Scrive il critico Guido Ferrero. “L’opera pittorica deve sempre essere in grado di suscitare, nello spettatore anche sprovveduto, sensazioni ed emozioni e dare ampio spazio al sentimento; deve soprattutto avvalorare l’espressività di un linguaggio pittorico e grafico che, senza tradire né gli aspetti delle cose nè le intenzioni dell’artista, acquisti una forma ricca di contenuto umano e poetico e diffonda nell’atmosfera tutto ciò che c’è di felice e di immediato.  E’ il caso di Romano Bartolomasi che, nel paesaggio, sa rivelare tutto l’amore che nutre per la propria terra e presentare il reale come qualcosa di vivo, di pulsante, di insostituibile. E’ per questo che ogni suo dipinto, sviluppando una vitalità organica immediata e pregnante, provoca riflessi e stimolanti assonanze. Un linguaggio, dunque, di immediata percezione quello del pittore piemontese, che nei suoi itinerari alla ricerca della natura bella invade di colori e di luce un’antica chiesina o una cappella votiva, il riposante incanto di Pian Cervetto o una sera d’estate, un ruscello, un vicolo o una baita, un campo o un laghetto alpino”.

I LUOGHI

“In quei luoghi ed a contatto di quegli scenari la sua arte non può passare inosservata: è un metodo, se così vogliamo chiamarlo, sufficientemente volumetrico che, trasportandoci in un mondo pulito, non ci fa rinnegare la dolce poesia paesaggistica e la partecipazione del sentimento. Soggetti, tutti, precisiamo, che mettendo in risalto la prospettiva, la trama finissima e divisionista delle pennellate e la introspettiva realtà delle visioni, rendono evidente l’animo dell’artista. Accordi cromatici forti o riposanti rendono la chiarità squillante del paesaggio, conferendo non solo senso estetico ma soprattutto palpiti, speranze e certezze. Gli stessi intendimenti che si ritrovano, non immemori delle lezioni del maestro Favaro, nei vari ritratti e nei soggetti religiosi.

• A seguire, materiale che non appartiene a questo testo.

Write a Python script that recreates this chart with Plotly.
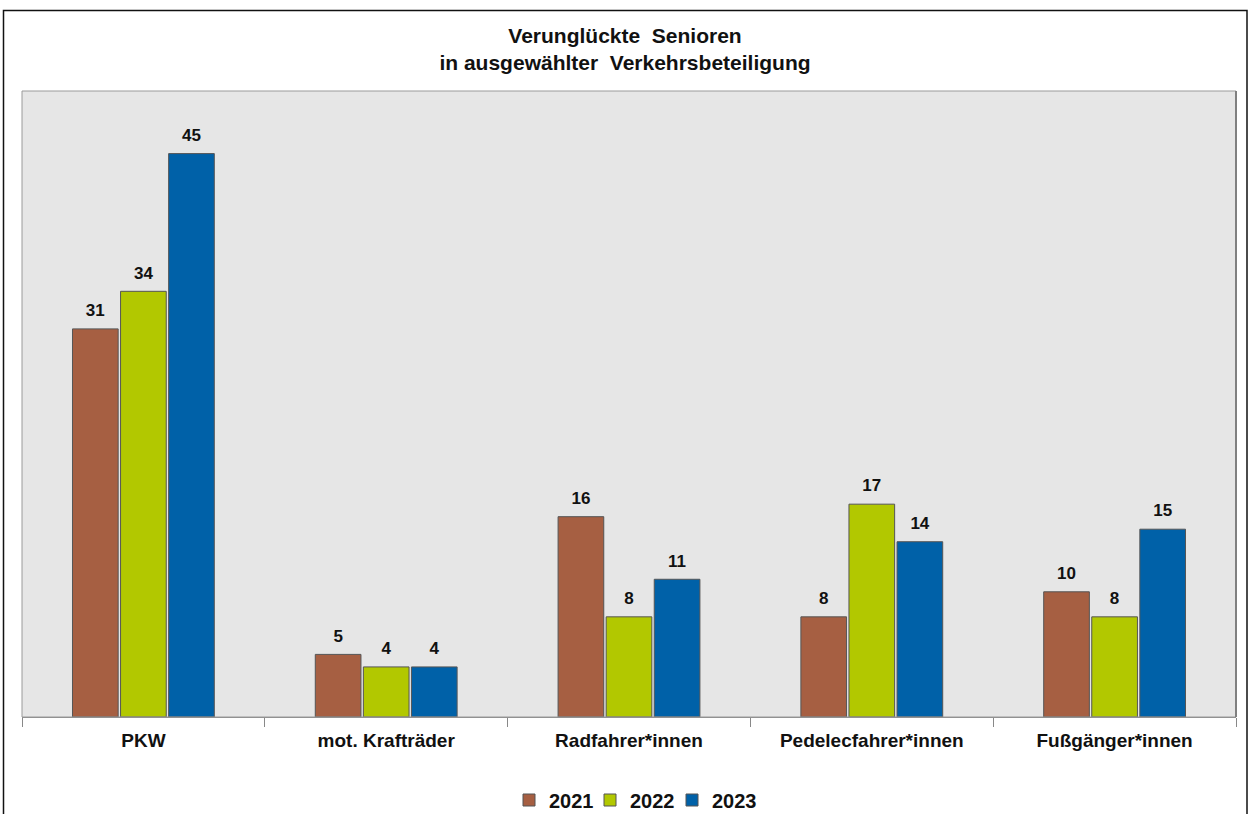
import plotly.graph_objects as go

categories = ["PKW", "mot. Krafträder", "Radfahrer*innen", "Pedelecfahrer*innen", "Fußgänger*innen"]
years = ["2021", "2022", "2023"]
values_2021 = [31, 5, 16, 8, 10]
values_2022 = [34, 4, 8, 17, 8]
values_2023 = [45, 4, 11, 14, 15]
colors = ["#A65F42", "#B2C800", "#0061A8"]

FONT = "Arial, 'Liberation Sans', sans-serif"

W, H = 1248, 814
ml, mr, mt, mb = 22, 12, 91, 97
pw, ph = W - ml - mr, H - mt - mb

def px_x(p):
    return (p - ml) / pw

def px_y(p):
    return (H - mb - p) / ph

fig = go.Figure()
series = [values_2021, values_2022, values_2023]
legend_ids = ["legend", "legend2", "legend3"]
for name, vals, col, lg in zip(years, series, colors, legend_ids):
    fig.add_trace(go.Bar(
        name="<b>" + name + "</b>", x=categories, y=vals,
        marker=dict(color=col, line=dict(color="#555555", width=1)),
        offsetgroup=name, alignmentgroup="a",
        hoverinfo="x+y", legend=lg,
    ))
# value labels as grouped scatter text
for name, vals in zip(years, series):
    fig.add_trace(go.Scatter(
        x=categories, y=vals, mode="markers+text",
        text=["<b>%d</b>" % v for v in vals], textposition="top center",
        textfont=dict(family=FONT, size=17, color="#111111"),
        marker=dict(size=12, opacity=0),
        offsetgroup=name, alignmentgroup="a",
        showlegend=False, hoverinfo="skip", cliponaxis=False,
    ))

legend_x_px = [509, 590, 672]
legend_common = dict(
    orientation="h", xanchor="left", y=px_y(800), yanchor="middle",
    font=dict(family=FONT, size=20, color="#111111"),
    itemclick=False, bgcolor="rgba(0,0,0,0)",
)

fig.update_layout(
    width=W, height=H,
    margin=dict(l=ml, r=mr, t=mt, b=mb, autoexpand=False),
    paper_bgcolor="white", plot_bgcolor="#E6E6E6",
    barmode="group", bargap=0.406, bargroupgap=0.05,
    scattermode="group", scattergap=0.406,
    font=dict(family=FONT, color="#111111"),
    title=dict(
        text="<b>Verunglückte  Senioren</b><br><b>in ausgewählter  Verkehrsbeteiligung</b>",
        x=px_x(625), xref="paper", xanchor="center",
        y=1 - 43 / H, yanchor="middle", yref="container",
        font=dict(family=FONT, size=21, color="#111111"),
    ),
    showlegend=True,
    legend=dict(x=px_x(legend_x_px[0]), **legend_common),
    legend2=dict(x=px_x(legend_x_px[1]), **legend_common),
    legend3=dict(x=px_x(legend_x_px[2]), **legend_common),
    xaxis=dict(
        type="category", tickson="boundaries", ticks="outside", ticklen=9,
        tickcolor="#888888", tickwidth=1,
        showline=True, linecolor="#888888", linewidth=1,
        tickfont=dict(family=FONT, size=19, color="#111111"),
        tickprefix="<b>", ticksuffix="</b>", ticklabelstandoff=6,
        showgrid=False, automargin=False,
    ),
    yaxis=dict(range=[0, 50], visible=False, showgrid=False, zeroline=False),
    shapes=[
        dict(type="rect", xref="paper", yref="paper", x0=0, x1=1, y0=0, y1=1,
             line=dict(color="#9a9a9a", width=1), layer="above"),
        dict(type="line", xref="paper", yref="paper", x0=1, x1=1, y0=0, y1=1,
             line=dict(color="#808080", width=2), layer="above"),
        dict(type="rect", xref="paper", yref="paper",
             x0=px_x(3.5), x1=px_x(1247), y0=px_y(830), y1=px_y(10.5),
             line=dict(color="#111111", width=1.5), layer="above"),
    ],
)

fig.write_html("out.html")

Dove nulla è affidato al caso ma appoggiandosi ad una cromia a volte anche pastellata, preziosa e sonora, trae sempre nuove rispondenze umane e divine dalla materia colorata. Sottolineando, per concludere, la ricerca psicologica del personaggio dove il colore esercita sempre un notevole fascino senza nulla togliere alla espressività dell’inventiva”.